Performance Trends Over the past 10 years, the technical success rate (TSR) in the UKCS has fluctuated between 30% and 80%, relying heavily on the number of exploration wells drilled. over the course of the decade the UK has averaged a TSR of 60%. The commercial success rate (CSR) of the UKCS, while lower at 20%-35%, mirrored the fluctuation periods seen in the TSR. Both rates are on par if not marginally higher than on the Norwegian Continental Shelf (NCS).
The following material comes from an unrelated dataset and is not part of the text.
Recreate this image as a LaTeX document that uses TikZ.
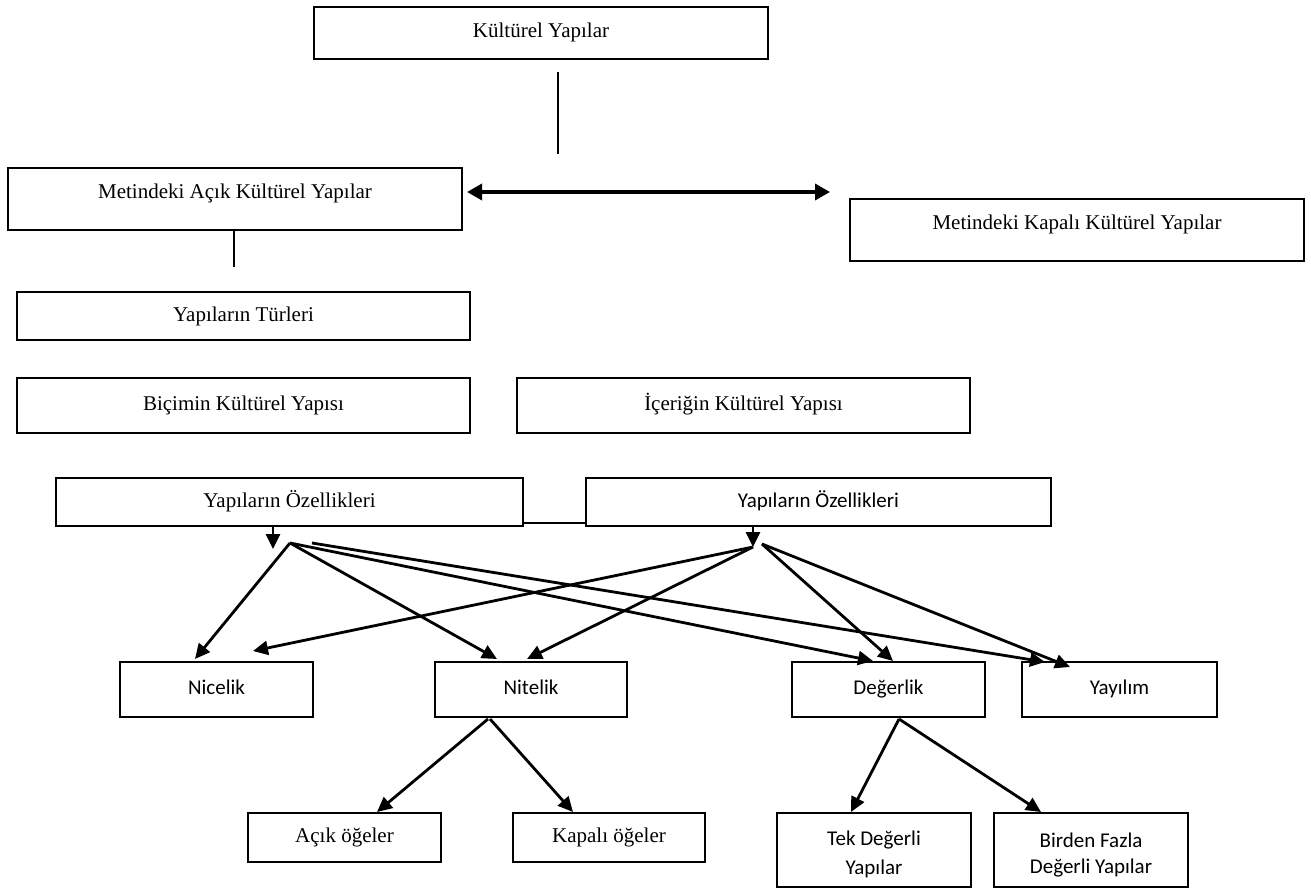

Our industry has made significant advances in drilling finding costs over the past decade with the average since 2017 sitting around £3/boe, dipping as low as £1.35/boe in 2018. By comparison, the average drilling finding costs at the start of the decade were around £8-£10/boe. trends

The UKCS’s progressive licensing regime, new technology, better subsurface understanding, and improvements to infrastructure access mean that older finds, previously thought to be uneconomic, can sometimes quickly be made commercial. Furthermore, the expected production timeframe for new exploration finds, near existing infrastructure, can be less than twelve months. For example, Harbour Energy’s Jade South was a small exploration discovery made in 2021 and has already started producing. As another example, Apache’s Garten was discovered in March 2018, and produced its first oil in November 2018 – just eight months later. Increased exploration of prospects that tie back to existing infrastructure will only reduce this time to develop.